Wire, the new communications app backed by Skype co-founder Janus Friss, debuted to much fanfare this week. But mere days later, the app is already embroiled in controversy after an answer in its user FAQ oversold the company's security chops.
Wire uses end-to-end encryption for its voice calls, which should make it nearly impossible for anyone to eavesdrop depending on how the encryption was implemented. Hurrah!
But Wire can also be used for sharing photos, links, and text—all of which does not use end-to-end encryption. Instead, text and media are encrypted between a device and Wire’s servers, meaning the company could theoretically decrypt any message passing through its data center.
That deficit prompted noted security researcher known online as The Grugq to warn people against using Wire. “New messenger @wire DOES NOT encrypt messages or media end to end. It is not safe, do not use,” he wrote on Twitter.
The story behind the story: In this post-Snowden age where privacy is top of mind, encryption is a big feature that many tech companies are trying to build into their products. Even Google and Yahoo are working on end-to-end encryption for their email products.
Much ado about FAQ
The failure to use end-to-end encryption for text and media is not unusual. Ars Technica reported in May 2013 that Microsoft was doing something similar with Skype.
But Wire may also have been misleading its users. The new service’s FAQ section used to feature an explanation about who can see the messages you send using Wire, according to a report by Motherboard. The now-pulled FAQ reportedly stated that “your messages and conversation history can only been seen by you and the people in those conversations.”

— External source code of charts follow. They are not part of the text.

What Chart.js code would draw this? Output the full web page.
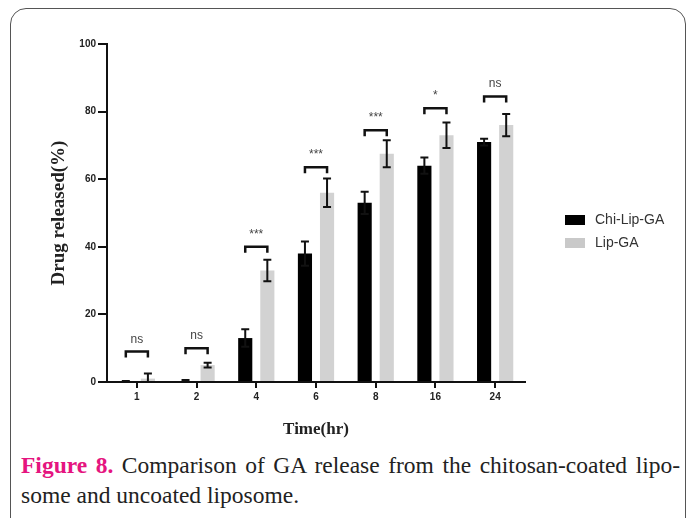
<!DOCTYPE html>
<html>
<head>
<meta charset="utf-8">
<script src="https://cdn.jsdelivr.net/npm/chart.js@4.4.0/dist/chart.umd.min.js"></script>
<style>
  html, body { margin: 0; padding: 0; background: #fff; }
  body { width: 696px; height: 518px; position: relative; overflow: hidden; }
  #frame {
    position: absolute; left: 10px; top: 8px; width: 676px; height: 530px;
    border: 1px solid #555; border-radius: 16px; box-sizing: border-box;
  }
  #wrap { position: absolute; left: 0; top: 0; width: 696px; height: 450px; }
  #caption {
    position: absolute; left: 21px; top: 450px; width: 659px;
    font-family: "Liberation Serif", "Times New Roman", serif;
    font-size: 23.5px; line-height: 30px; color: #222;
  }
  #caption .l1 { text-align: justify; text-align-last: justify; }
  #caption b { color: #e5157f; }
</style>
</head>
<body>
<div id="frame"></div>
<div id="wrap"><canvas id="releaseChart"></canvas></div>
<div id="caption">
  <div class="l1"><b>Figure 8.</b> Comparison of GA release from the chitosan-coated lipo-</div>
  <div>some and uncoated liposome.</div>
</div>
<script>
// values
const labels = ['1', '2', '4', '6', '8', '16', '24'];
const chiLipGA = [0, 0.3, 13, 38, 53, 64, 71];
const chiErr = [0.3, 0.3, 2.6, 3.6, 3.3, 2.4, 1.0];
const lipGA = [1, 5, 33, 56, 67.5, 73, 76];
const lipErr = [1.5, 0.7, 3.2, 4.2, 4, 3.8, 3.3];
const sigLabels = ['ns', 'ns', '***', '***', '***', '*', 'ns'];
const bracketAt = [9, 10, 40, 63.5, 74.5, 81, 84.5];

const ctx = document.getElementById('releaseChart').getContext('2d');

// error bars, significance brackets and the legend
const extras = {
  id: 'extras',
  afterDatasetsDraw(chart) {
    const c = chart.ctx;
    const y = chart.scales.y;
    const errs = [chiErr, lipErr];
    c.save();
    c.strokeStyle = '#111';
    c.lineWidth = 2;
    chart.data.datasets.forEach((ds, di) => {
      chart.getDatasetMeta(di).data.forEach((bar, i) => {
        const v = ds.data[i];
        const yt = y.getPixelForValue(v + errs[di][i]);
        const yb = y.getPixelForValue(Math.max(0, v - errs[di][i]));
        c.beginPath();
        c.moveTo(bar.x, yt); c.lineTo(bar.x, yb);
        c.moveTo(bar.x - 4, yt); c.lineTo(bar.x + 4, yt);
        c.moveTo(bar.x - 4, yb); c.lineTo(bar.x + 4, yb);
        c.stroke();
      });
    });
    const m0 = chart.getDatasetMeta(0).data;
    const m1 = chart.getDatasetMeta(1).data;
    c.lineWidth = 2.5;
    c.font = '12px "Liberation Sans", Arial, sans-serif';
    c.textAlign = 'center';
    c.textBaseline = 'alphabetic';
    c.fillStyle = '#444';
    bracketAt.forEach((b, i) => {
      const yy = y.getPixelForValue(b);
      const x0 = m0[i].x, x1 = m1[i].x;
      c.beginPath();
      c.moveTo(x0, yy + 6); c.lineTo(x0, yy); c.lineTo(x1, yy); c.lineTo(x1, yy + 6);
      c.stroke();
      c.fillText(sigLabels[i], (x0 + x1) / 2, yy - 9);
    });
    // legend
    chart.data.datasets.forEach((ds, di) => {
      const ly = 220 + di * 23;
      c.fillStyle = di === 0 ? '#000' : '#c9c9c9';
      c.fillRect(565, ly - 5, 20, 10);
      c.fillStyle = '#333';
      c.textAlign = 'left';
      c.textBaseline = 'middle';
      c.font = '14px "Liberation Sans", Arial, sans-serif';
      c.fillText(ds.label, 595, ly);
    });
    c.restore();
  }
};

const data = {
  labels,
  datasets: [
    { label: 'Chi-Lip-GA', data: chiLipGA, backgroundColor: '#000' },
    { label: 'Lip-GA', data: lipGA, backgroundColor: '#d2d2d2' },
  ],
};

const config = {
  type: 'bar',
  data: data,
  plugins: [extras],
  options: {
    responsive: true,
    maintainAspectRatio: false,
    animation: false,
    categoryPercentage: 0.74,
    barPercentage: 0.64,
    layout: { padding: { left: 40, right: 171, top: 44, bottom: 10 } },
    plugins: { legend: { display: false }, tooltip: { enabled: false } },
    scales: {
      y: {
        min: 0, max: 100,
        ticks: { stepSize: 20, color: '#222', padding: 2,
          font: { family: '"Liberation Sans", Arial, sans-serif', size: 10, weight: 'bold' } },
        grid: { drawOnChartArea: false, drawTicks: true, tickLength: 9, color: '#111', lineWidth: 2 },
        border: { color: '#111', width: 2 },
        title: { display: true, text: 'Drug released(%)', color: '#222', padding: { top: 8, bottom: 0 },
          font: { family: '"Liberation Serif", "Times New Roman", serif', size: 19, weight: 'bold' } },
        afterFit: (s) => { s.width = 67; },
      },
      x: {
        ticks: { color: '#222', padding: 3,
          font: { family: '"Liberation Sans", Arial, sans-serif', size: 10, weight: 'bold' } },
        grid: { offset: false, drawOnChartArea: false, drawTicks: true, tickLength: 6, color: '#111', lineWidth: 2 },
        border: { color: '#111', width: 2 },
        title: { display: true, text: 'Time(hr)', color: '#222', padding: { top: 4, bottom: 0 },
          font: { family: '"Liberation Serif", "Times New Roman", serif', size: 17, weight: 'bold' } },
        afterFit: (s) => { s.height = 58; },
      },
    },
  },
};

const releaseChart = new Chart(ctx, config);
</script>
</body>
</html>
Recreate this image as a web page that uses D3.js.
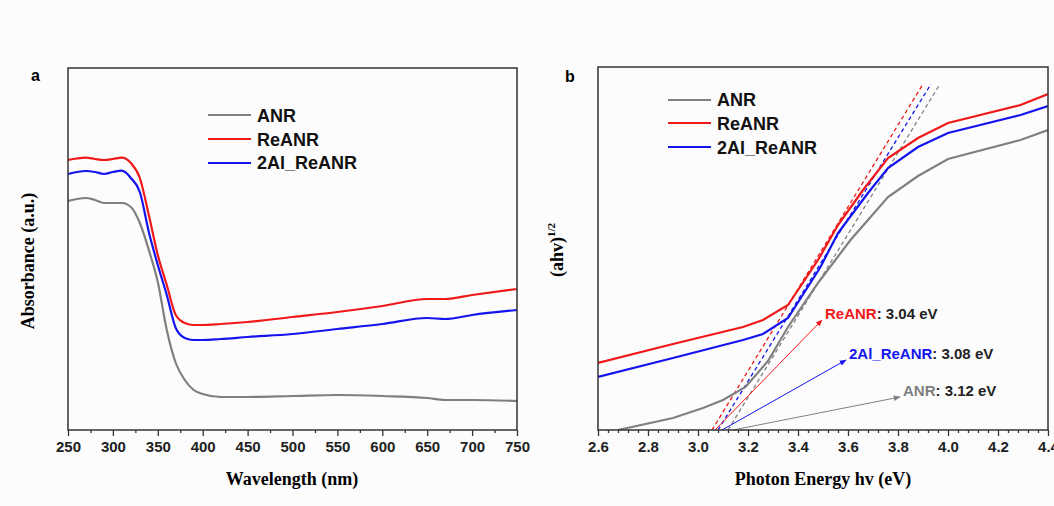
<!DOCTYPE html>
<html>
<head>
<meta charset="utf-8">
<script src="https://cdn.jsdelivr.net/npm/d3@7"></script>
<style>
  body { margin: 0; background: #fcfcfc; }
  svg { display: block; }
  .tick text { font-family: Arial, "Liberation Sans", sans-serif; font-weight: bold; font-size: 15px; fill: #222; }
  .tick line { stroke: #333; stroke-width: 1.3; }
</style>
</head>
<body>
<svg id="chart" width="1054" height="506"></svg>
<script>
// ---- panel a : absorbance spectra ----
var wavelength = [250,260,270,280,290,300,310,320,330,340,350,360,370,380,390,400,420,450,500,550,600,650,670,700,750];
var absANR     = [229,231,232,230,227,227,227,223,207,180,148,100, 67, 50, 40, 36, 33, 33, 34, 35, 34, 32, 30, 30, 29];
var absReANR   = [270,271.5,272.3,271,270,271,272.3,267,252,215,175,145,115,107,105,105,106,108,113,118,124,131,131,135,141];
var abs2Al     = [256,258,259,258,256,258,259.3,252,238,198,165,135,102, 92, 90, 90, 91, 93, 96,101,106,112,111,115,120];

// ---- panel b : Tauc plot ----
var eANR   = [2.68,2.9,3.02,3.1,3.19,3.28,3.36,3.48,3.61,3.76,3.88,4.0,4.29,4.4];
var tANR   = [0,   12, 22,  30, 43,  69,  103, 147, 190, 233, 254, 271,290, 300];
var eReANR = [2.6,2.9,3.18,3.26,3.36,3.48,3.56,3.66,3.76,3.88,4.0,4.29,4.4];
var tReANR = [67, 86, 103, 110, 125, 170, 205, 240, 272, 292, 307,325, 336];
var e2Al   = [2.6,2.9,3.18,3.26,3.36,3.49,3.56,3.68,3.76,3.88,4.0,4.29,4.4];
var t2Al   = [53, 72, 90,  96,  112, 163, 197, 237, 262, 283, 297,315, 324];

// tangent lines [x-intercept, top] and band gap arrows
var tangentANR   = [[3.12, 0], [3.968, 346]];
var tangentReANR = [[3.056, 0], [3.90, 346]];
var tangent2Al   = [[3.08, 0], [3.932, 346]];
var arrowANR   = [[3.14, 0], [3.808, 33]];
var arrowReANR = [[3.068, 0], [3.496, 110]];
var arrow2Al   = [[3.096, 0], [3.592, 70]];

var names  = ["ANR", "ReANR", "2Al_ReANR"];
var gaps   = ["3.12 eV", "3.04 eV", "3.08 eV"];
var colors = {"ANR": "#808080", "ReANR": "#f01818", "2Al_ReANR": "#1414ee"};

var svg = d3.select("#chart");
var defs = svg.append("defs");
names.forEach(function(n, i) {
  defs.append("marker").attr("id", "arr" + i)
    .attr("viewBox", "0 0 10 10").attr("refX", 9).attr("refY", 5)
    .attr("markerWidth", 7).attr("markerHeight", 7).attr("orient", "auto")
    .append("path").attr("d", "M0,1L10,5L0,9z").attr("fill", colors[n]);
});

var serif = "'Liberation Serif', 'Times New Roman', serif";
var sans = "Arial, 'Liberation Sans', sans-serif";

function frame(g, x0, x1, y0, y1) {
  g.append("rect").attr("x", x0).attr("y", y0).attr("width", x1 - x0).attr("height", y1 - y0)
    .attr("fill", "none").attr("stroke", "#333").attr("stroke-width", 1.5);
}

function legend(g, x, ys, yt) {
  names.forEach(function(n, i) {
    g.append("line").attr("x1", x).attr("x2", x + 43).attr("y1", ys[i]).attr("y2", ys[i])
      .attr("stroke", colors[n]).attr("stroke-width", 2.2);
    g.append("text").attr("x", x + 49).attr("y", yt[i]).text(n)
      .attr("font-family", sans).attr("font-weight", "bold").attr("font-size", 18).attr("fill", "#111");
  });
}

// ===== panel a =====
var xa = d3.scaleLinear().domain([250, 750]).range([68, 517]);
var ya = d3.scaleLinear().domain([0, 362]).range([430, 68]);
var ga = svg.append("g");

var minorA = d3.range(275, 750, 50);
ga.append("g").attr("transform", "translate(0,430)")
  .call(d3.axisBottom(xa).tickValues(minorA).tickSize(3).tickFormat(""))
  .call(function(s) { s.select(".domain").remove(); });
ga.append("g").attr("transform", "translate(0,430)")
  .call(d3.axisBottom(xa).tickValues(d3.range(250, 751, 50)).tickSize(6).tickPadding(5))
  .call(function(s) { s.select(".domain").remove(); });

var lineA = d3.line().curve(d3.curveMonotoneX).x(function(d) { return xa(d[0]); }).y(function(d) { return ya(d[1]); });
[[absANR, "ANR"], [absReANR, "ReANR"], [abs2Al, "2Al_ReANR"]].forEach(function(s) {
  ga.append("path").datum(d3.zip(wavelength, s[0])).attr("d", lineA)
    .attr("fill", "none").attr("stroke", colors[s[1]]).attr("stroke-width", 2.2);
});
frame(ga, 68, 517, 68, 430);
legend(ga, 208, [115, 139, 163], [122, 146, 169]);

ga.append("text").attr("x", 31).attr("y", 81).text("a")
  .attr("font-family", sans).attr("font-weight", "bold").attr("font-size", 16);
ga.append("text").attr("x", 292).attr("y", 485).attr("text-anchor", "middle").text("Wavelength (nm)")
  .attr("font-family", serif).attr("font-weight", "bold").attr("font-size", 18);
ga.append("text").attr("transform", "translate(34,261) rotate(-90)").attr("text-anchor", "middle")
  .text("Absorbance (a.u.)")
  .attr("font-family", serif).attr("font-weight", "bold").attr("font-size", 18);

// ===== panel b =====
var xb = d3.scaleLinear().domain([2.6, 4.4]).range([598, 1048]);
var yb = d3.scaleLinear().domain([0, 363]).range([430, 67]);
var gb = svg.append("g");

var minorB = d3.range(0, 46).map(function(i) { return 2.6 + i * 0.04; })
  .filter(function(v) { return Math.abs(v * 5 - Math.round(v * 5)) > 1e-6; });
gb.append("g").attr("transform", "translate(0,430)")
  .call(d3.axisBottom(xb).tickValues(minorB).tickSize(3).tickFormat(""))
  .call(function(s) { s.select(".domain").remove(); });
gb.append("g").attr("transform", "translate(0,430)")
  .call(d3.axisBottom(xb).tickValues(d3.range(0, 10).map(function(i) { return 2.6 + i * 0.2; }))
    .tickSize(6).tickPadding(5).tickFormat(d3.format(".1f")))
  .call(function(s) { s.select(".domain").remove(); });

var clip = defs.append("clipPath").attr("id", "clipB");
clip.append("rect").attr("x", 598).attr("y", 67).attr("width", 450).attr("height", 363);

var lineB = d3.line().x(function(d) { return xb(d[0]); }).y(function(d) { return yb(d[1]); });
var plotB = gb.append("g").attr("clip-path", "url(#clipB)");

[[tangentANR, "ANR"], [tangent2Al, "2Al_ReANR"], [tangentReANR, "ReANR"]].forEach(function(s) {
  plotB.append("path").datum(s[0]).attr("d", lineB)
    .attr("fill", "none").attr("stroke", colors[s[1]]).attr("stroke-width", 1.3)
    .attr("stroke-dasharray", "4,3");
});
[[d3.zip(eANR, tANR), "ANR"], [d3.zip(eReANR, tReANR), "ReANR"], [d3.zip(e2Al, t2Al), "2Al_ReANR"]].forEach(function(s) {
  plotB.append("path").datum(s[0]).attr("d", lineB)
    .attr("fill", "none").attr("stroke", colors[s[1]]).attr("stroke-width", 2.2);
});
[arrowANR, arrowReANR, arrow2Al].forEach(function(a, i) {
  gb.append("path").datum(a).attr("d", lineB)
    .attr("fill", "none").attr("stroke", colors[names[i]]).attr("stroke-width", 1)
    .attr("marker-end", "url(#arr" + i + ")");
  var end = a[1];
  var t = gb.append("text").attr("x", xb(end[0]) + 3).attr("y", yb(end[1]) - 1)
    .attr("font-family", sans).attr("font-weight", "bold").attr("font-size", 15);
  t.append("tspan").text(names[i]).attr("fill", colors[names[i]]);
  t.append("tspan").text(": " + gaps[i]).attr("fill", "#222");
});

frame(gb, 598, 1048, 67, 430);
legend(gb, 668, [100, 123, 147], [106, 130, 154]);

gb.append("text").attr("x", 565).attr("y", 82).text("b")
  .attr("font-family", sans).attr("font-weight", "bold").attr("font-size", 16);
gb.append("text").attr("x", 823).attr("y", 485).attr("text-anchor", "middle").text("Photon Energy hv (eV)")
  .attr("font-family", serif).attr("font-weight", "bold").attr("font-size", 18);
var yt = gb.append("text").attr("transform", "translate(563,250) rotate(-90)").attr("text-anchor", "middle")
  .attr("font-family", serif).attr("font-weight", "bold").attr("font-size", 18);
yt.append("tspan").text("(ahv)");
yt.append("tspan").text("1/2").attr("font-size", 11).attr("dy", -8);
</script>
</body>
</html>
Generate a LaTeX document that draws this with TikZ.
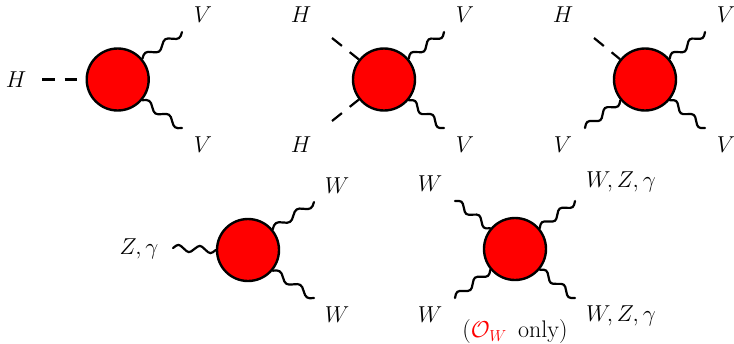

If Wire has the ability to decrypt and read your messages (regardless of whether it actually uses that power) then clearly more people than just you and your pals can read your conversation.
Shortly after Motherboard contacted Wire that FAQ question was pulled. The site now has a similar question that asks, “who can see my messages on Wire?” The response: “Your messages and conversation history are not public. They are only displayed in the conversations in which you posted them.”
It’s not clear why Wire isn’t encrypting messages and media. Perhaps it’s a cost issue for a new, free service. There’s also a chance Wire has Facebook-like dreams to make money off of advertising that caters to a user’s interests. The latter may not be the case, as the company says it does not use “personal data or the content from your conversations for advertising or marketing purposes.”
Whatever the reason, if you’re concerned about keeping your text chats and shared photos and videos as private as possible then Wire probably isn’t the messaging solution for you.